● Challenge
Can you transcribe the data exactly? Leave the pictures out.

● Data excerpt
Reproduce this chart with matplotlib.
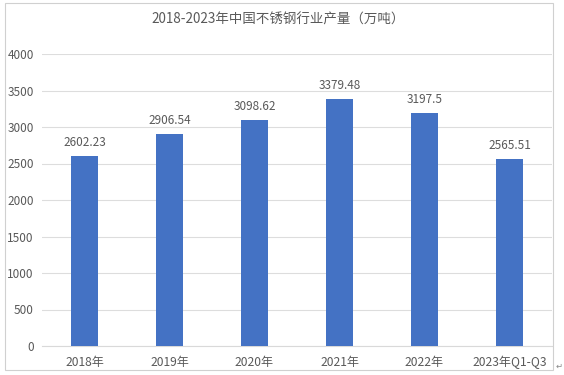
import matplotlib
matplotlib.use("Agg")
import matplotlib.pyplot as plt
from matplotlib.patches import Rectangle

plt.rcParams['font.family'] = ['Noto Sans CJK SC', 'DejaVu Sans']

categories = ["2018年", "2019年", "2020年", "2021年", "2022年", "2023年Q1-Q3"]
values = [2602.23, 2906.54, 3098.62, 3379.48, 3197.5, 2565.51]
labels = ["2602.23", "2906.54", "3098.62", "3379.48", "3197.5", "2565.51"]
yticks = [0, 500, 1000, 1500, 2000, 2500, 3000, 3500, 4000]
title = "2018-2023年中国不锈钢行业产量（万吨）"

W, H = 564, 375
fig = plt.figure(figsize=(W/100, H/100), dpi=100)
ax = fig.add_axes([42/W, (H-346)/H, (552-42)/W, (346-54)/H])

text_color = "#595959"
x = list(range(len(categories)))
ax.bar(x, values, width=0.31, color="#4472C4", zorder=3)
for xi, v, lab in zip(x, values, labels):
    ax.annotate(lab, (xi, v), xytext=(0, 5), textcoords="offset points",
                ha="center", va="bottom", fontsize=8.5, color=text_color)

ax.set_xlim(-0.5, len(categories) - 0.5)
ax.set_ylim(0, 4000)
ax.set_yticks(yticks)
ax.set_yticklabels([str(t) for t in yticks], fontsize=8.5, color=text_color)
ax.set_xticks(x)
ax.set_xticklabels(categories, fontsize=8.7, color=text_color)
ax.tick_params(axis="both", length=0)
ax.tick_params(axis="x", pad=7)
ax.tick_params(axis="y", pad=6)
ax.yaxis.grid(True, color="#DDDDDD", linewidth=0.8, zorder=0)
for s in ["top", "right", "left"]:
    ax.spines[s].set_visible(False)
ax.spines["bottom"].set_color("#D9D9D9")
ax.spines["bottom"].set_linewidth(0.8)

fig.text(278/W, 1 - 20/H, title, ha="center", va="center", fontsize=9.7, color=text_color)

fig.patches.append(Rectangle((5/W, 1 - 370/H), (553-5)/W, (370-3)/H,
                             transform=fig.transFigure, fill=False,
                             edgecolor="#D0D0D0", linewidth=0.8))
fig.text(556/W, 1 - 366/H, "↵", ha="left", va="center", fontsize=6, color="#888888",
         family=['DejaVu Sans'])

fig.savefig("out.png", dpi=100, facecolor="white")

● In response
Reproduce this chart with matplotlib.
import matplotlib
matplotlib.use("Agg")
import matplotlib.pyplot as plt
from matplotlib.patches import Rectangle

plt.rcParams['font.family'] = ['Noto Sans CJK SC', 'DejaVu Sans']

categories = ["2018年", "2019年", "2020年", "2021年", "2022年", "2023年Q1-Q3"]
values = [2602.23, 2906.54, 3098.62, 3379.48, 3197.5, 2565.51]
labels = ["2602.23", "2906.54", "3098.62", "3379.48", "3197.5", "2565.51"]
yticks = [0, 500, 1000, 1500, 2000, 2500, 3000, 3500, 4000]
title = "2018-2023年中国不锈钢行业产量（万吨）"

W, H = 564, 375
fig = plt.figure(figsize=(W/100, H/100), dpi=100)
ax = fig.add_axes([42/W, (H-346)/H, (552-42)/W, (346-54)/H])

text_color = "#595959"
x = list(range(len(categories)))
ax.bar(x, values, width=0.31, color="#4472C4", zorder=3)
for xi, v, lab in zip(x, values, labels):
    ax.annotate(lab, (xi, v), xytext=(0, 5), textcoords="offset points",
                ha="center", va="bottom", fontsize=8.5, color=text_color)

ax.set_xlim(-0.5, len(categories) - 0.5)
ax.set_ylim(0, 4000)
ax.set_yticks(yticks)
ax.set_yticklabels([str(t) for t in yticks], fontsize=8.5, color=text_color)
ax.set_xticks(x)
ax.set_xticklabels(categories, fontsize=8.7, color=text_color)
ax.tick_params(axis="both", length=0)
ax.tick_params(axis="x", pad=7)
ax.tick_params(axis="y", pad=6)
ax.yaxis.grid(True, color="#DDDDDD", linewidth=0.8, zorder=0)
for s in ["top", "right", "left"]:
    ax.spines[s].set_visible(False)
ax.spines["bottom"].set_color("#D9D9D9")
ax.spines["bottom"].set_linewidth(0.8)

fig.text(278/W, 1 - 20/H, title, ha="center", va="center", fontsize=9.7, color=text_color)

fig.patches.append(Rectangle((5/W, 1 - 370/H), (553-5)/W, (370-3)/H,
                             transform=fig.transFigure, fill=False,
                             edgecolor="#D0D0D0", linewidth=0.8))
fig.text(556/W, 1 - 366/H, "↵", ha="left", va="center", fontsize=6, color="#888888",
         family=['DejaVu Sans'])

fig.savefig("out.png", dpi=100, facecolor="white")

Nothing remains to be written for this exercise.